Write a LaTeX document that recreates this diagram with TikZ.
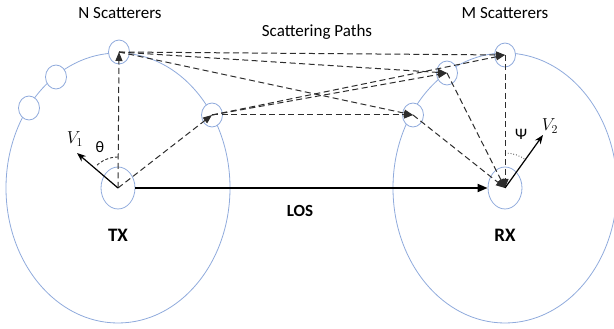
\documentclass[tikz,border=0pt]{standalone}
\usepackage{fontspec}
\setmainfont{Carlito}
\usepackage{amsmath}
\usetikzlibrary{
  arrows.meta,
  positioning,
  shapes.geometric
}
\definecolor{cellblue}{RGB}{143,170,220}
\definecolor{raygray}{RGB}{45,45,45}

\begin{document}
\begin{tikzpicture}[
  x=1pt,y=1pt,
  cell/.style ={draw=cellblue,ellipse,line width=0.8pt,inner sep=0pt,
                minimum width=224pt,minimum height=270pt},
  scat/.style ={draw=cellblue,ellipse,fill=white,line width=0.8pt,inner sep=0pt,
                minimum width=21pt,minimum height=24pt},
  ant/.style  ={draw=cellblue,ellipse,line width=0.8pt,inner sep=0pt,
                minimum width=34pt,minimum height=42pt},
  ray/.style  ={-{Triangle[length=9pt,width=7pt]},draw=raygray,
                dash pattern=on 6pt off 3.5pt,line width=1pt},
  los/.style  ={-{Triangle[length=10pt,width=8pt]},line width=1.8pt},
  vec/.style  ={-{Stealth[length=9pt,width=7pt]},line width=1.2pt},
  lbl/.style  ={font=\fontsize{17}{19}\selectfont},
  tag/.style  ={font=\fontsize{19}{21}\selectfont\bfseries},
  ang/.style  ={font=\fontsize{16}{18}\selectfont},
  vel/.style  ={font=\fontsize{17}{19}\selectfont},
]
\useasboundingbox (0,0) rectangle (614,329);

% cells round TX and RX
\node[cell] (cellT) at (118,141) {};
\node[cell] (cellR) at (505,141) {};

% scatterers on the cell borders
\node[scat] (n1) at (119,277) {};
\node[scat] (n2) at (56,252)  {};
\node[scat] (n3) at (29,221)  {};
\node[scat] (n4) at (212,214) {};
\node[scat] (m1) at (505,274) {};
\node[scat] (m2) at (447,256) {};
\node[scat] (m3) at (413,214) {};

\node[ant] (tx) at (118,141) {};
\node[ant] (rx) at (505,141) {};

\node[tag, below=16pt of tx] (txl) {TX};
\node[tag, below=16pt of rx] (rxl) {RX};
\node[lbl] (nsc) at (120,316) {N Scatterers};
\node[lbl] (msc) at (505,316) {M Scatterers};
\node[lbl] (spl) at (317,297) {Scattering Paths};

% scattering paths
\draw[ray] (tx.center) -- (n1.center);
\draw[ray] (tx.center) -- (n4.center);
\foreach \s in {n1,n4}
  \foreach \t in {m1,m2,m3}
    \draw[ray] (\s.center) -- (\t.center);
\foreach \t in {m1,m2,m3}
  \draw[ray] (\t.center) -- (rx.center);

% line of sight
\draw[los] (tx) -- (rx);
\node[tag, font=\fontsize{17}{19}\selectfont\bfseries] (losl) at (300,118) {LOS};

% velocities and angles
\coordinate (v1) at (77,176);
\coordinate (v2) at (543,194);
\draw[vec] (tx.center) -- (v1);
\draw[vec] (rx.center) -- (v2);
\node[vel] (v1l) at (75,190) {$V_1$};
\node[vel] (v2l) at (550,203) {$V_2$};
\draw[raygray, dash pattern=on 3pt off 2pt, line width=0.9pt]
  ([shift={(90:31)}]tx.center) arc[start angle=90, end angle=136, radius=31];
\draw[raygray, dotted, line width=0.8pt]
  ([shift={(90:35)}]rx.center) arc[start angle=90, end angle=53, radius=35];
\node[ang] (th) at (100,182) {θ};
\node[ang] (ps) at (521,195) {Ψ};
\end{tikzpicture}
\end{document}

■ Given instruction ■
From the material above, copy everything exactly but the pictures.

■ Result below ■
Write a LaTeX document that recreates this diagram with TikZ.
\documentclass[tikz,border=0pt]{standalone}
\usepackage{fontspec}
\setmainfont{Carlito}
\usepackage{amsmath}
\usetikzlibrary{
  arrows.meta,
  positioning,
  shapes.geometric
}
\definecolor{cellblue}{RGB}{143,170,220}
\definecolor{raygray}{RGB}{45,45,45}

\begin{document}
\begin{tikzpicture}[
  x=1pt,y=1pt,
  cell/.style ={draw=cellblue,ellipse,line width=0.8pt,inner sep=0pt,
                minimum width=224pt,minimum height=270pt},
  scat/.style ={draw=cellblue,ellipse,fill=white,line width=0.8pt,inner sep=0pt,
                minimum width=21pt,minimum height=24pt},
  ant/.style  ={draw=cellblue,ellipse,line width=0.8pt,inner sep=0pt,
                minimum width=34pt,minimum height=42pt},
  ray/.style  ={-{Triangle[length=9pt,width=7pt]},draw=raygray,
                dash pattern=on 6pt off 3.5pt,line width=1pt},
  los/.style  ={-{Triangle[length=10pt,width=8pt]},line width=1.8pt},
  vec/.style  ={-{Stealth[length=9pt,width=7pt]},line width=1.2pt},
  lbl/.style  ={font=\fontsize{17}{19}\selectfont},
  tag/.style  ={font=\fontsize{19}{21}\selectfont\bfseries},
  ang/.style  ={font=\fontsize{16}{18}\selectfont},
  vel/.style  ={font=\fontsize{17}{19}\selectfont},
]
\useasboundingbox (0,0) rectangle (614,329);

% cells round TX and RX
\node[cell] (cellT) at (118,141) {};
\node[cell] (cellR) at (505,141) {};

% scatterers on the cell borders
\node[scat] (n1) at (119,277) {};
\node[scat] (n2) at (56,252)  {};
\node[scat] (n3) at (29,221)  {};
\node[scat] (n4) at (212,214) {};
\node[scat] (m1) at (505,274) {};
\node[scat] (m2) at (447,256) {};
\node[scat] (m3) at (413,214) {};

\node[ant] (tx) at (118,141) {};
\node[ant] (rx) at (505,141) {};

\node[tag, below=16pt of tx] (txl) {TX};
\node[tag, below=16pt of rx] (rxl) {RX};
\node[lbl] (nsc) at (120,316) {N Scatterers};
\node[lbl] (msc) at (505,316) {M Scatterers};
\node[lbl] (spl) at (317,297) {Scattering Paths};

% scattering paths
\draw[ray] (tx.center) -- (n1.center);
\draw[ray] (tx.center) -- (n4.center);
\foreach \s in {n1,n4}
  \foreach \t in {m1,m2,m3}
    \draw[ray] (\s.center) -- (\t.center);
\foreach \t in {m1,m2,m3}
  \draw[ray] (\t.center) -- (rx.center);

% line of sight
\draw[los] (tx) -- (rx);
\node[tag, font=\fontsize{17}{19}\selectfont\bfseries] (losl) at (300,118) {LOS};

% velocities and angles
\coordinate (v1) at (77,176);
\coordinate (v2) at (543,194);
\draw[vec] (tx.center) -- (v1);
\draw[vec] (rx.center) -- (v2);
\node[vel] (v1l) at (75,190) {$V_1$};
\node[vel] (v2l) at (550,203) {$V_2$};
\draw[raygray, dash pattern=on 3pt off 2pt, line width=0.9pt]
  ([shift={(90:31)}]tx.center) arc[start angle=90, end angle=136, radius=31];
\draw[raygray, dotted, line width=0.8pt]
  ([shift={(90:35)}]rx.center) arc[start angle=90, end angle=53, radius=35];
\node[ang] (th) at (100,182) {θ};
\node[ang] (ps) at (521,195) {Ψ};
\end{tikzpicture}
\end{document}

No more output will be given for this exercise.